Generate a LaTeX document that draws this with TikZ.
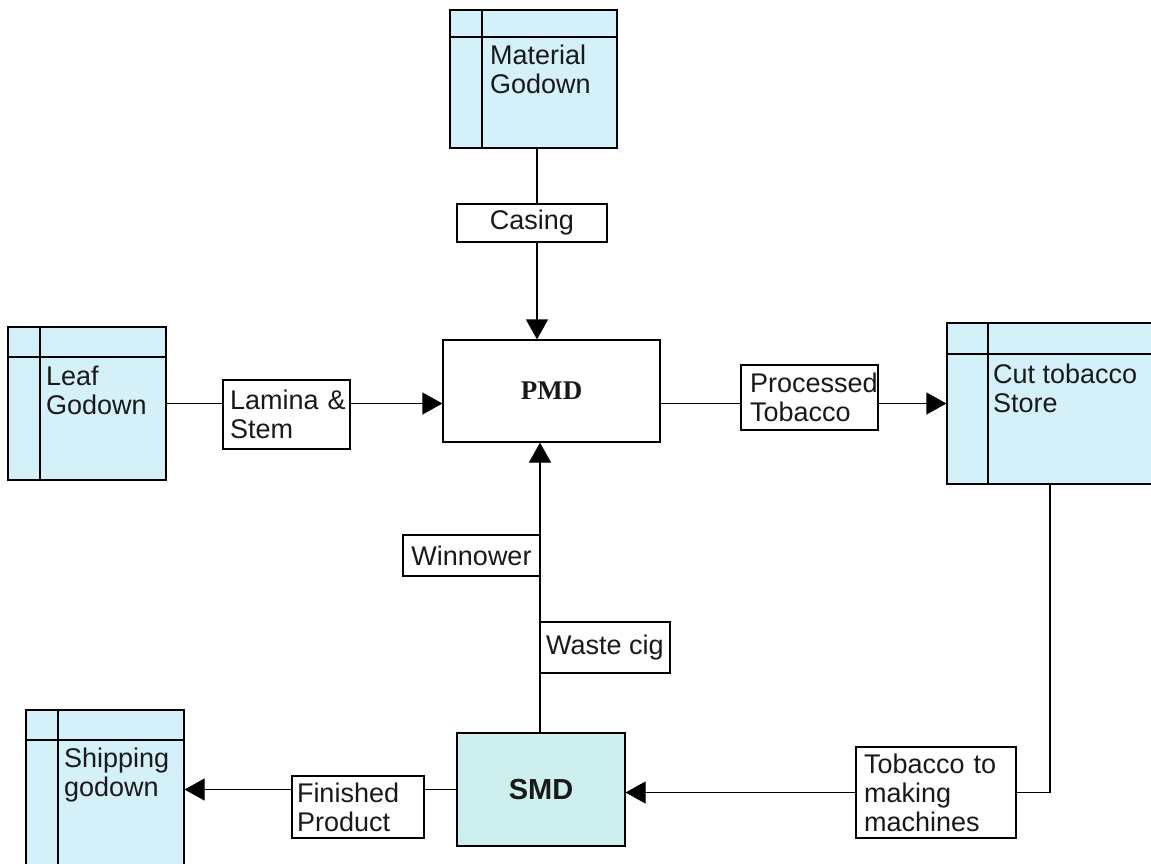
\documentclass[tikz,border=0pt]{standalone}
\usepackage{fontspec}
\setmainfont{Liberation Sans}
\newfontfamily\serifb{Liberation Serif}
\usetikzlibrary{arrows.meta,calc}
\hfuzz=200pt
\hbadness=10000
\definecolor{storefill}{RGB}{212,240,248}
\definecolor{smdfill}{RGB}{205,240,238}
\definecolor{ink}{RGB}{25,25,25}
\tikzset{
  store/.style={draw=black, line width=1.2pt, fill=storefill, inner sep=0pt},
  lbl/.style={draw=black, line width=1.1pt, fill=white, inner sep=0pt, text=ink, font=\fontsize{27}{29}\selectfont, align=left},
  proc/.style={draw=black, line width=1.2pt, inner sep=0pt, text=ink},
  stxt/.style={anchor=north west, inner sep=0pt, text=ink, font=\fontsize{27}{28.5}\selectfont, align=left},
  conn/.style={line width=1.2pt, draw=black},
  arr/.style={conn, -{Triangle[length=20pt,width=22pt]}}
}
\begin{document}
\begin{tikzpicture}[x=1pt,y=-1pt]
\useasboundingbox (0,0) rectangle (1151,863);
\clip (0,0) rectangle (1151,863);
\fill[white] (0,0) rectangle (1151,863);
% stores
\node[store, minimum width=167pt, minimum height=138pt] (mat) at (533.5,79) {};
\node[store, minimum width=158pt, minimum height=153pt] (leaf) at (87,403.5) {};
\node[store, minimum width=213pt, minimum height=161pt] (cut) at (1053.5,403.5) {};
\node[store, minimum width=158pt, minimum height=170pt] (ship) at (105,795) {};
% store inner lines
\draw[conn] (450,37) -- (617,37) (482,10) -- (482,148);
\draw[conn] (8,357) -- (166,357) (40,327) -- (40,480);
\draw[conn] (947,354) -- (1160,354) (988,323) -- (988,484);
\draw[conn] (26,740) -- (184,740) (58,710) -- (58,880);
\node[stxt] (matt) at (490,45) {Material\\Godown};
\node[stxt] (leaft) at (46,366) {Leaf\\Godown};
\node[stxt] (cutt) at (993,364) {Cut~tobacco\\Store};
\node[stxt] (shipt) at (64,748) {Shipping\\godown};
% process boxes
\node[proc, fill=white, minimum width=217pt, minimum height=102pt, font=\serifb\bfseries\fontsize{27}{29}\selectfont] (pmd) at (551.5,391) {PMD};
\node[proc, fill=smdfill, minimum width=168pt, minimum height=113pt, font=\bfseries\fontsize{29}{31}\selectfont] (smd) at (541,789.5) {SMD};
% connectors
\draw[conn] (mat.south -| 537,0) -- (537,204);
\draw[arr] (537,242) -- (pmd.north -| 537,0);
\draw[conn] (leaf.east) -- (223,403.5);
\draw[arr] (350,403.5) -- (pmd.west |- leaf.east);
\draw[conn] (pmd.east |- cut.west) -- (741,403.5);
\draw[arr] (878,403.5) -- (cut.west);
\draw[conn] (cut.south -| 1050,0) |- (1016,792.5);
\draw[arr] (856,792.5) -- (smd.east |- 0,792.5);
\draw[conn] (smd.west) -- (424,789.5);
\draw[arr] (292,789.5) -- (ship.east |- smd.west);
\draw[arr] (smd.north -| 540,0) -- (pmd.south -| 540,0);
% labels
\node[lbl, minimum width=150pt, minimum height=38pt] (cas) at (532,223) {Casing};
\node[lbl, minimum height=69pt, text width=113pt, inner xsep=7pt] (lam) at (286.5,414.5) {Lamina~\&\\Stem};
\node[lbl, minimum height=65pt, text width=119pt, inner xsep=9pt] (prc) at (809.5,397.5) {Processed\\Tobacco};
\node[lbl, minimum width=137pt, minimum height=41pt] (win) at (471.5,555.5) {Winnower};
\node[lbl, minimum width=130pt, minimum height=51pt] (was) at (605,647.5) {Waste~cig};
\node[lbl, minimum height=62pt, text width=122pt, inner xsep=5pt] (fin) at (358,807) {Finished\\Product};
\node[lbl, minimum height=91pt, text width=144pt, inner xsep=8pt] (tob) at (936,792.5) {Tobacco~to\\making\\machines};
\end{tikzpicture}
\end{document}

━━━━━━

The exercise: Copy every line of the data exactly as written, excluding the pictures.

Solution to the problem:
Generate a LaTeX document that draws this with TikZ.
\documentclass[tikz,border=0pt]{standalone}
\usepackage{fontspec}
\setmainfont{Liberation Sans}
\newfontfamily\serifb{Liberation Serif}
\usetikzlibrary{arrows.meta,calc}
\hfuzz=200pt
\hbadness=10000
\definecolor{storefill}{RGB}{212,240,248}
\definecolor{smdfill}{RGB}{205,240,238}
\definecolor{ink}{RGB}{25,25,25}
\tikzset{
  store/.style={draw=black, line width=1.2pt, fill=storefill, inner sep=0pt},
  lbl/.style={draw=black, line width=1.1pt, fill=white, inner sep=0pt, text=ink, font=\fontsize{27}{29}\selectfont, align=left},
  proc/.style={draw=black, line width=1.2pt, inner sep=0pt, text=ink},
  stxt/.style={anchor=north west, inner sep=0pt, text=ink, font=\fontsize{27}{28.5}\selectfont, align=left},
  conn/.style={line width=1.2pt, draw=black},
  arr/.style={conn, -{Triangle[length=20pt,width=22pt]}}
}
\begin{document}
\begin{tikzpicture}[x=1pt,y=-1pt]
\useasboundingbox (0,0) rectangle (1151,863);
\clip (0,0) rectangle (1151,863);
\fill[white] (0,0) rectangle (1151,863);
% stores
\node[store, minimum width=167pt, minimum height=138pt] (mat) at (533.5,79) {};
\node[store, minimum width=158pt, minimum height=153pt] (leaf) at (87,403.5) {};
\node[store, minimum width=213pt, minimum height=161pt] (cut) at (1053.5,403.5) {};
\node[store, minimum width=158pt, minimum height=170pt] (ship) at (105,795) {};
% store inner lines
\draw[conn] (450,37) -- (617,37) (482,10) -- (482,148);
\draw[conn] (8,357) -- (166,357) (40,327) -- (40,480);
\draw[conn] (947,354) -- (1160,354) (988,323) -- (988,484);
\draw[conn] (26,740) -- (184,740) (58,710) -- (58,880);
\node[stxt] (matt) at (490,45) {Material\\Godown};
\node[stxt] (leaft) at (46,366) {Leaf\\Godown};
\node[stxt] (cutt) at (993,364) {Cut~tobacco\\Store};
\node[stxt] (shipt) at (64,748) {Shipping\\godown};
% process boxes
\node[proc, fill=white, minimum width=217pt, minimum height=102pt, font=\serifb\bfseries\fontsize{27}{29}\selectfont] (pmd) at (551.5,391) {PMD};
\node[proc, fill=smdfill, minimum width=168pt, minimum height=113pt, font=\bfseries\fontsize{29}{31}\selectfont] (smd) at (541,789.5) {SMD};
% connectors
\draw[conn] (mat.south -| 537,0) -- (537,204);
\draw[arr] (537,242) -- (pmd.north -| 537,0);
\draw[conn] (leaf.east) -- (223,403.5);
\draw[arr] (350,403.5) -- (pmd.west |- leaf.east);
\draw[conn] (pmd.east |- cut.west) -- (741,403.5);
\draw[arr] (878,403.5) -- (cut.west);
\draw[conn] (cut.south -| 1050,0) |- (1016,792.5);
\draw[arr] (856,792.5) -- (smd.east |- 0,792.5);
\draw[conn] (smd.west) -- (424,789.5);
\draw[arr] (292,789.5) -- (ship.east |- smd.west);
\draw[arr] (smd.north -| 540,0) -- (pmd.south -| 540,0);
% labels
\node[lbl, minimum width=150pt, minimum height=38pt] (cas) at (532,223) {Casing};
\node[lbl, minimum height=69pt, text width=113pt, inner xsep=7pt] (lam) at (286.5,414.5) {Lamina~\&\\Stem};
\node[lbl, minimum height=65pt, text width=119pt, inner xsep=9pt] (prc) at (809.5,397.5) {Processed\\Tobacco};
\node[lbl, minimum width=137pt, minimum height=41pt] (win) at (471.5,555.5) {Winnower};
\node[lbl, minimum width=130pt, minimum height=51pt] (was) at (605,647.5) {Waste~cig};
\node[lbl, minimum height=62pt, text width=122pt, inner xsep=5pt] (fin) at (358,807) {Finished\\Product};
\node[lbl, minimum height=91pt, text width=144pt, inner xsep=8pt] (tob) at (936,792.5) {Tobacco~to\\making\\machines};
\end{tikzpicture}
\end{document}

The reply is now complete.